**GIVEN REQUEST**. Exactly retype the lines from the top of the data through the line containing "y_ticks = [0, 4000, 8000, 12000, 16000, 20000]", leaving out every picture.

>> begin

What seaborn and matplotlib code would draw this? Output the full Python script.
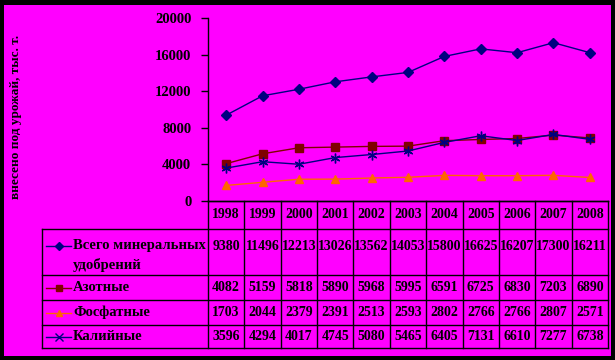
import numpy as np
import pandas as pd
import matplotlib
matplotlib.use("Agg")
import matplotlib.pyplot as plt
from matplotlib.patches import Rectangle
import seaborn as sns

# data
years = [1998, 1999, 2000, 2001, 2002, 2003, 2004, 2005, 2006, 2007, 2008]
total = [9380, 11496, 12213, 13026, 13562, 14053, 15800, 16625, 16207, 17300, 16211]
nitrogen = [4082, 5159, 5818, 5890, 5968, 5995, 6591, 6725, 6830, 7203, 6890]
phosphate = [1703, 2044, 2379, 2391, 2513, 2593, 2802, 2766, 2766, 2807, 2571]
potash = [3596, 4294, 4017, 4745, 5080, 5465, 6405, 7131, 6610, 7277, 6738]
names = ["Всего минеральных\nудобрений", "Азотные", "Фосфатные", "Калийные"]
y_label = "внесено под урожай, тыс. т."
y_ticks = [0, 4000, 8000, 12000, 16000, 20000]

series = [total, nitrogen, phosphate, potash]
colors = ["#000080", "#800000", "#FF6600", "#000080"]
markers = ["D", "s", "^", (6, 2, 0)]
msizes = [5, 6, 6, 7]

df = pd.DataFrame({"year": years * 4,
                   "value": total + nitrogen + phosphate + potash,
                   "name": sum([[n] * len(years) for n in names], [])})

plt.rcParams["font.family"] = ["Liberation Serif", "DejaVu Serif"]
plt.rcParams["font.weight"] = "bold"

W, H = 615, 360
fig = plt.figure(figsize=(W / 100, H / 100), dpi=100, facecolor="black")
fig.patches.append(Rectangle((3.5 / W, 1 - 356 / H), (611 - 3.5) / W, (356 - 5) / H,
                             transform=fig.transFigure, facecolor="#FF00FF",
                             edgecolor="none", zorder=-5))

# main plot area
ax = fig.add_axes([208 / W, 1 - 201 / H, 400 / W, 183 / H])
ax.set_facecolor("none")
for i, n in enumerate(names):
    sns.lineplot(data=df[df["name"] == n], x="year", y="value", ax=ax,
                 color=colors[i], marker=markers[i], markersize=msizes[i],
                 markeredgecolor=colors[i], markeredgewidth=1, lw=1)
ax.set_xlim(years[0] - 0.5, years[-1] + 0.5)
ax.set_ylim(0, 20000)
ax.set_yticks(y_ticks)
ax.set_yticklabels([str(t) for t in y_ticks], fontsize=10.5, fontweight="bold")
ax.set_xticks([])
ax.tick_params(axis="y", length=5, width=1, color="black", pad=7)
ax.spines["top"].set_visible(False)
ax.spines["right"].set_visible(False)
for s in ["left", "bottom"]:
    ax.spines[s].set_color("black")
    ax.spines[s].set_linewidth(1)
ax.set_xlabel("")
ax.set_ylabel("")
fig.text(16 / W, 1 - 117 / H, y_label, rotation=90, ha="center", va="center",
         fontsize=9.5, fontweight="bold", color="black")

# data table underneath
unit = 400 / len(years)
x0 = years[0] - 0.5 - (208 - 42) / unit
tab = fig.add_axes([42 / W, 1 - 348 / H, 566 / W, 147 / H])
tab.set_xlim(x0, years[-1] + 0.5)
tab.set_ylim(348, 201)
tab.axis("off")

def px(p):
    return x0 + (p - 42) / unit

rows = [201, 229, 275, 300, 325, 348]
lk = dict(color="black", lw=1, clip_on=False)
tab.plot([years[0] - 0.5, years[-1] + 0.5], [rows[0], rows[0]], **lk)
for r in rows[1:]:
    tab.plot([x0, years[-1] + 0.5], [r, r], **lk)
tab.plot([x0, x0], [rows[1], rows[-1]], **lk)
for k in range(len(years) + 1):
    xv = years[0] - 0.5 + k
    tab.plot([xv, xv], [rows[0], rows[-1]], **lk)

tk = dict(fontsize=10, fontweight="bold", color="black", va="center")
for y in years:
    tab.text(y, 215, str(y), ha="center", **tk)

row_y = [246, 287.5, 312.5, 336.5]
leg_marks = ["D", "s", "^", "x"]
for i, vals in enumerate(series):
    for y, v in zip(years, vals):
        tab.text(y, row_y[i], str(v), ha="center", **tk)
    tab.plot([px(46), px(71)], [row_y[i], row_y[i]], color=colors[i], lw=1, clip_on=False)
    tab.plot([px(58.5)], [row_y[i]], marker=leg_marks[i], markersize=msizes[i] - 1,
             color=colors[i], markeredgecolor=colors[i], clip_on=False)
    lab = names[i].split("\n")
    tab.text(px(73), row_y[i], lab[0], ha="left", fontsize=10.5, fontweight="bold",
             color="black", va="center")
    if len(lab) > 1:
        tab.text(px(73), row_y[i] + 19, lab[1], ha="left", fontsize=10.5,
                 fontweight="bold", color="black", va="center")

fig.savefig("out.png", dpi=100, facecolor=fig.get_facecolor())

>> end

**THE RESPONSE**.
What seaborn and matplotlib code would draw this? Output the full Python script.
import numpy as np
import pandas as pd
import matplotlib
matplotlib.use("Agg")
import matplotlib.pyplot as plt
from matplotlib.patches import Rectangle
import seaborn as sns

# data
years = [1998, 1999, 2000, 2001, 2002, 2003, 2004, 2005, 2006, 2007, 2008]
total = [9380, 11496, 12213, 13026, 13562, 14053, 15800, 16625, 16207, 17300, 16211]
nitrogen = [4082, 5159, 5818, 5890, 5968, 5995, 6591, 6725, 6830, 7203, 6890]
phosphate = [1703, 2044, 2379, 2391, 2513, 2593, 2802, 2766, 2766, 2807, 2571]
potash = [3596, 4294, 4017, 4745, 5080, 5465, 6405, 7131, 6610, 7277, 6738]
names = ["Всего минеральных\nудобрений", "Азотные", "Фосфатные", "Калийные"]
y_label = "внесено под урожай, тыс. т."
y_ticks = [0, 4000, 8000, 12000, 16000, 20000]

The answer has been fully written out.